One is efficiency. New natural gas plants burn the fuel in something that resembles a jet engine that is chained to the ground and turning a generator. Over the years, as the technology of such models has improved, they have been converted a given quantity of gas to larger and larger amounts of electricity.
Modern plants are often “combined cycle” generators, meaning that the exhaust of one engine is used as the heat source for another. The hot exhaust from the jet is used to boil water into steam, and the steam is used to turn a second turbine; if the jet engine extracts 40 percent of the energy in the gas and the steam turbine extracts 40 percent of the remainder, the combination is about 60 percent efficient.
In 2000, G.E. introduced a new model that reached that 60 percent level. At the time, the Energy Department likened that milestone to running a four-minute mile. The new models it is introducing now are a little over 61 percent efficient.
Boosting efficiency in a jet engine is tricky. The amount of work that the machine can get out of a fossil fuel depends on the temperature of combustion, but if the designer pushes the temperature too high, the metal components could melt. The solution is to hollow out the blades that extract energy from the passing hot gas and to circulate cool air inside them. “Cool” is relative here; G.E. is using air at 1,000 degrees to cool blades whose exterior is heated to 2,800 degrees. The metal blades are coated with a ceramic that acts as an insulator, helping keep the metal temperature down.
A key trick in raising efficiency, said Paul F. Browning, the president of the company’s thermal products division, is using technology borrowed from G.E.’s aircraft engine business to prevent the 1,000-degree air from leaking into the 2,800-degree gas path, which would cool and it thus reduce efficiency.
But in the years since G.E. introduced the 2000 model, new players have entered the grid: wind and solar plants that produce energy with a much smaller environmental footprint yet are highly variable in their output. A system that can integrate a large amount of renewable energy can far more significantly reduce the average amount of carbon dioxide produced per kilowatt-hour than one that relies on natural gas alone.
Still, relying on renewable energy requires other generators on the grid to rapidly adjust their production, up and down, to compensate. Some grid operators will therefore pay the owners of generators not only for how much energy they produce but for how quickly they can change their output to help balance the supply as demand shifts.

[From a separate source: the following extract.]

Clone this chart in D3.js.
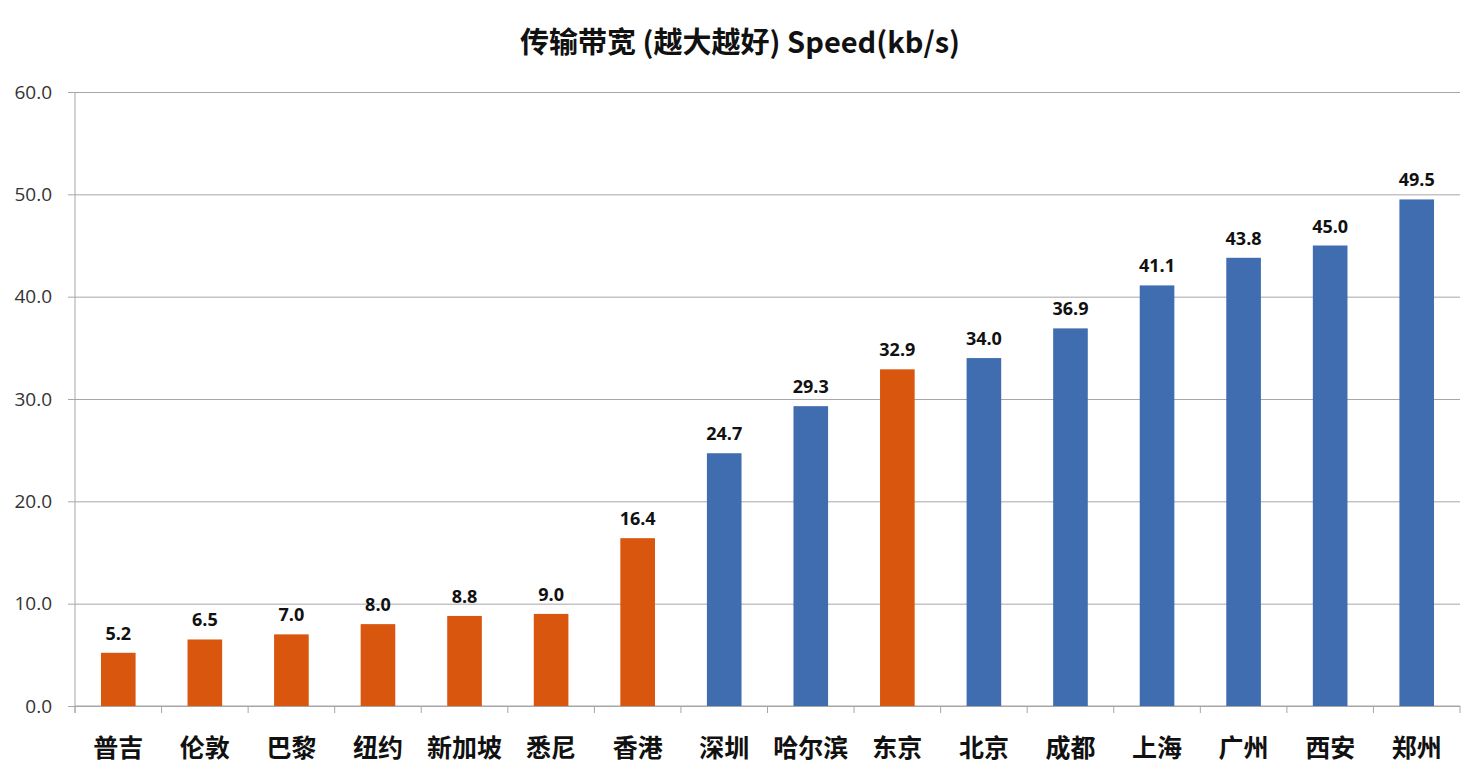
<!DOCTYPE html>
<html>
<head>
<meta charset="utf-8">
<script src="https://cdn.jsdelivr.net/npm/d3@7"></script>
<style>
  body { margin: 0; background: #fff; }
  svg { display: block; }
</style>
</head>
<body>
<svg id="chart" width="1483" height="781"></svg>
<script>
// data
var cities = ["普吉", "伦敦", "巴黎", "纽约", "新加坡", "悉尼", "香港", "深圳", "哈尔滨", "东京", "北京", "成都", "上海", "广州", "西安", "郑州"];
var speeds = [5.2, 6.5, 7.0, 8.0, 8.8, 9.0, 16.4, 24.7, 29.3, 32.9, 34.0, 36.9, 41.1, 43.8, 45.0, 49.5];
var abroad = [true, true, true, true, true, true, true, false, false, true, false, false, false, false, false, false];
var yTicks = [0, 10, 20, 30, 40, 50, 60];

var svg = d3.select("svg#chart"),
    margin = {top: 92, left: 75, bottom: 75, right: 23},
    width = +svg.attr("width"),
    height = +svg.attr("height");

var orange = "#d9560f", blue = "#3f6db0";

var x = d3.scaleBand()
  .domain(cities)
  .range([margin.left, width - margin.right])
  .paddingInner(0.6)
  .paddingOuter(0.3);

var y = d3.scaleLinear()
  .domain([0, 60])
  .range([height - margin.bottom, margin.top]);

// gridlines + y labels
var yAxis = svg.append("g")
  .attr("transform", translate(margin.left, 0))
  .call(d3.axisLeft(y).tickValues(yTicks).tickFormat(d3.format(".1f")).tickSize(-(width - margin.right - margin.left)).tickPadding(23));
yAxis.select(".domain").remove();
yAxis.selectAll(".tick line").attr("stroke", "#a6a6a6").attr("x1", -7);
yAxis.selectAll(".tick text")
  .attr("fill", "#333")
  .style("font-family", "'Open Sans', 'Liberation Sans', sans-serif")
  .style("font-size", "19px");

// left axis line
svg.append("line")
  .attr("x1", margin.left).attr("x2", margin.left)
  .attr("y1", margin.top).attr("y2", y(0) + 7)
  .attr("stroke", "#a6a6a6");

// bottom axis with ticks between categories
var bounds = d3.range(cities.length + 1).map(i => margin.left + i * (width - margin.right - margin.left) / cities.length);
svg.append("line")
  .attr("x1", margin.left).attr("x2", width - margin.right)
  .attr("y1", y(0)).attr("y2", y(0))
  .attr("stroke", "#a6a6a6");
svg.selectAll(".xtick")
  .data(bounds)
  .enter().append("line")
  .attr("class", "xtick")
  .attr("x1", d => d).attr("x2", d => d)
  .attr("y1", y(0)).attr("y2", y(0) + 7)
  .attr("stroke", "#a6a6a6");

// bars
svg.selectAll("rect.bar")
  .data(cities)
  .enter().append("rect")
  .attr("class", "bar")
  .attr("x", d => x(d))
  .attr("width", x.bandwidth())
  .attr("y", (d, i) => y(speeds[i]))
  .attr("height", (d, i) => y(0) - y(speeds[i]))
  .attr("fill", (d, i) => abroad[i] ? orange : blue);

// value labels
svg.selectAll("text.val")
  .data(cities)
  .enter().append("text")
  .attr("class", "val")
  .attr("text-anchor", "middle")
  .attr("x", d => x(d) + x.bandwidth() / 2)
  .attr("y", (d, i) => y(speeds[i]) - 13)
  .style("font-family", "'Open Sans', 'Liberation Sans', sans-serif")
  .style("font-weight", "bold")
  .style("font-size", "18px")
  .attr("fill", "#111")
  .text((d, i) => d3.format(".1f")(speeds[i]));

// category labels
svg.selectAll("text.cat")
  .data(cities)
  .enter().append("text")
  .attr("class", "cat")
  .attr("text-anchor", "middle")
  .attr("x", d => x(d) + x.bandwidth() / 2)
  .attr("y", y(0) + 51)
  .style("font-family", "'Noto Sans CJK SC', sans-serif")
  .style("font-weight", "bold")
  .style("font-size", "25px")
  .attr("fill", "#111")
  .text(d => d);

// title
svg.append("text")
  .attr("x", 740)
  .attr("y", 53)
  .attr("text-anchor", "middle")
  .style("font-family", "'Noto Sans CJK SC', sans-serif")
  .style("font-weight", "bold")
  .style("font-size", "29px")
  .attr("fill", "#111")
  .text("传输带宽 (越大越好) Speed(kb/s)");

/*
 * returns a translate string for the transform attribute
 */
function translate(x, y) {
  return 'translate(' + String(x) + ',' + String(y) + ')';
}
</script>
</body>
</html>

So G.E. has introduced a product line called FlexEfficiency that allows operators to adjust quickly as renewable energy comes on on and off the grid, including a 750-megawatt combined-cycle plant that can vary its output by 100 megawatts in one minute. The model introduced in 2000 could only change its output by 50 megawatts in one minute.
The company says it has $1.2 billion advance orders, including one from the Japanese utility Chubu Electric Power, which, as Mr. Browning delicately put it, would help the company “respond to events of March 11.’’ He was referring to last year’s quake and tsunami in Japan, which caused a meltdown at the Fukushima Daiichi nuclear plant and led to the shutdown of all of the country’s nuclear reactors.
The combined-cycle gas plants are likely to replace the output of some G.E.-designed nuclear reactors.
A Saudi electric company also placed a big order to replace generators that run on oil so it could use the oil for export, G.E. said. And Xcel Energy has ordered one to replace a coal-burning power plant in Denver, the company added.